Write out each line word for word. Drop pictures.

[START DATA SHOWN]

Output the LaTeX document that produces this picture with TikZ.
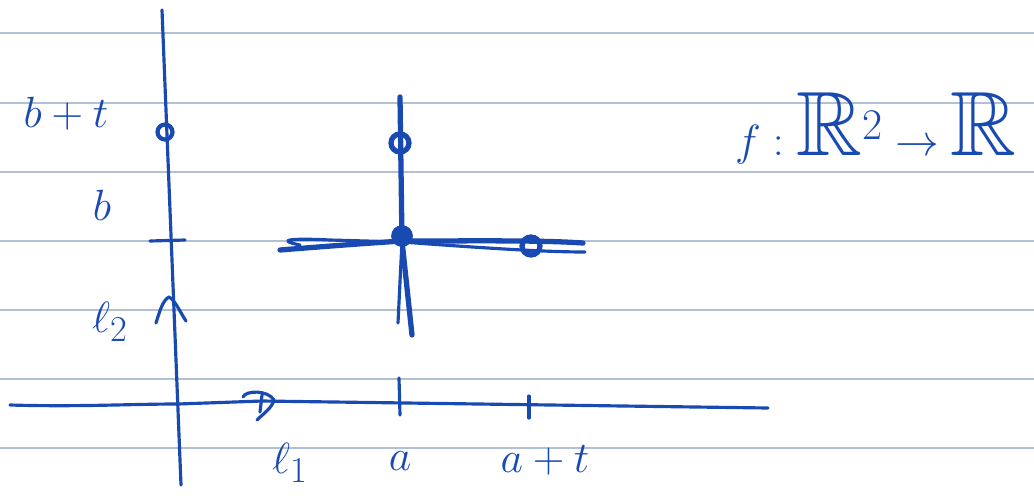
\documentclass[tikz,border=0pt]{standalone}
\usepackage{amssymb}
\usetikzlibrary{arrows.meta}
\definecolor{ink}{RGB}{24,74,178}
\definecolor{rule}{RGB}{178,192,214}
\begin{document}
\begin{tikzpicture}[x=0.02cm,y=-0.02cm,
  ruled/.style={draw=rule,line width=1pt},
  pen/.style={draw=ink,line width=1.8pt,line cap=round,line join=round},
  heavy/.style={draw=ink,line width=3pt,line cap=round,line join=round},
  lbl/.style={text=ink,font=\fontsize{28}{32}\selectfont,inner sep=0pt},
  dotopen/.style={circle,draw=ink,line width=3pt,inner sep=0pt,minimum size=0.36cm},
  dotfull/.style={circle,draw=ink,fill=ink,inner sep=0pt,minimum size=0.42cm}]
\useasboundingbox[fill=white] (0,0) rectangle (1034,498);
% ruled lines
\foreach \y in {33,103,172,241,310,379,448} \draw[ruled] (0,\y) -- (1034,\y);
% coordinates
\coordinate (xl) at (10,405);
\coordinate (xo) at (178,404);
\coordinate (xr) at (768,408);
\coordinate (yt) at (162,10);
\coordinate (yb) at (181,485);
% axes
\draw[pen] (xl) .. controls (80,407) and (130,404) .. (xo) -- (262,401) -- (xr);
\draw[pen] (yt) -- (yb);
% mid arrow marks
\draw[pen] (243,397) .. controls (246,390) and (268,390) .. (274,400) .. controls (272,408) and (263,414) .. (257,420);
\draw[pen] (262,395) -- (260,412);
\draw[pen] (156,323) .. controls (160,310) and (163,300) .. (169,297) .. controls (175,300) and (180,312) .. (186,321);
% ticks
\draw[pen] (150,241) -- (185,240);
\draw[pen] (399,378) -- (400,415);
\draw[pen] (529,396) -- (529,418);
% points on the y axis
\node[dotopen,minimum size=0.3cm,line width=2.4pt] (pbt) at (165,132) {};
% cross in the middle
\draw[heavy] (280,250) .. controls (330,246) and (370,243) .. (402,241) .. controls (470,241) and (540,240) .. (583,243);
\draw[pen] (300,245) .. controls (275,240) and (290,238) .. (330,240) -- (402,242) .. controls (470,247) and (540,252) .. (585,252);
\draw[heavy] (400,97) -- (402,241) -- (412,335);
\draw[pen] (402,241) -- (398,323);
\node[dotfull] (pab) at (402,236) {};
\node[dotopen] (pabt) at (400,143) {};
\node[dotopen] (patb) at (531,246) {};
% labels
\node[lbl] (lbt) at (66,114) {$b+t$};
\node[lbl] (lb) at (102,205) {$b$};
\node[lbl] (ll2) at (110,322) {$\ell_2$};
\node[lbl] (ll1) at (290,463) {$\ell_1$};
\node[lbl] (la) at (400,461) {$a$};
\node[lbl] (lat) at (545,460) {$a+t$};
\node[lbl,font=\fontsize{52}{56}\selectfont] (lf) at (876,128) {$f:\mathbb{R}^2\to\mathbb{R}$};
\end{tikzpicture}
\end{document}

[END DATA SHOWN]

■ SOLVED EXERCISE ■
Output the LaTeX document that produces this picture with TikZ.
\documentclass[tikz,border=0pt]{standalone}
\usepackage{amssymb}
\usetikzlibrary{arrows.meta}
\definecolor{ink}{RGB}{24,74,178}
\definecolor{rule}{RGB}{178,192,214}
\begin{document}
\begin{tikzpicture}[x=0.02cm,y=-0.02cm,
  ruled/.style={draw=rule,line width=1pt},
  pen/.style={draw=ink,line width=1.8pt,line cap=round,line join=round},
  heavy/.style={draw=ink,line width=3pt,line cap=round,line join=round},
  lbl/.style={text=ink,font=\fontsize{28}{32}\selectfont,inner sep=0pt},
  dotopen/.style={circle,draw=ink,line width=3pt,inner sep=0pt,minimum size=0.36cm},
  dotfull/.style={circle,draw=ink,fill=ink,inner sep=0pt,minimum size=0.42cm}]
\useasboundingbox[fill=white] (0,0) rectangle (1034,498);
% ruled lines
\foreach \y in {33,103,172,241,310,379,448} \draw[ruled] (0,\y) -- (1034,\y);
% coordinates
\coordinate (xl) at (10,405);
\coordinate (xo) at (178,404);
\coordinate (xr) at (768,408);
\coordinate (yt) at (162,10);
\coordinate (yb) at (181,485);
% axes
\draw[pen] (xl) .. controls (80,407) and (130,404) .. (xo) -- (262,401) -- (xr);
\draw[pen] (yt) -- (yb);
% mid arrow marks
\draw[pen] (243,397) .. controls (246,390) and (268,390) .. (274,400) .. controls (272,408) and (263,414) .. (257,420);
\draw[pen] (262,395) -- (260,412);
\draw[pen] (156,323) .. controls (160,310) and (163,300) .. (169,297) .. controls (175,300) and (180,312) .. (186,321);
% ticks
\draw[pen] (150,241) -- (185,240);
\draw[pen] (399,378) -- (400,415);
\draw[pen] (529,396) -- (529,418);
% points on the y axis
\node[dotopen,minimum size=0.3cm,line width=2.4pt] (pbt) at (165,132) {};
% cross in the middle
\draw[heavy] (280,250) .. controls (330,246) and (370,243) .. (402,241) .. controls (470,241) and (540,240) .. (583,243);
\draw[pen] (300,245) .. controls (275,240) and (290,238) .. (330,240) -- (402,242) .. controls (470,247) and (540,252) .. (585,252);
\draw[heavy] (400,97) -- (402,241) -- (412,335);
\draw[pen] (402,241) -- (398,323);
\node[dotfull] (pab) at (402,236) {};
\node[dotopen] (pabt) at (400,143) {};
\node[dotopen] (patb) at (531,246) {};
% labels
\node[lbl] (lbt) at (66,114) {$b+t$};
\node[lbl] (lb) at (102,205) {$b$};
\node[lbl] (ll2) at (110,322) {$\ell_2$};
\node[lbl] (ll1) at (290,463) {$\ell_1$};
\node[lbl] (la) at (400,461) {$a$};
\node[lbl] (lat) at (545,460) {$a+t$};
\node[lbl,font=\fontsize{52}{56}\selectfont] (lf) at (876,128) {$f:\mathbb{R}^2\to\mathbb{R}$};
\end{tikzpicture}
\end{document}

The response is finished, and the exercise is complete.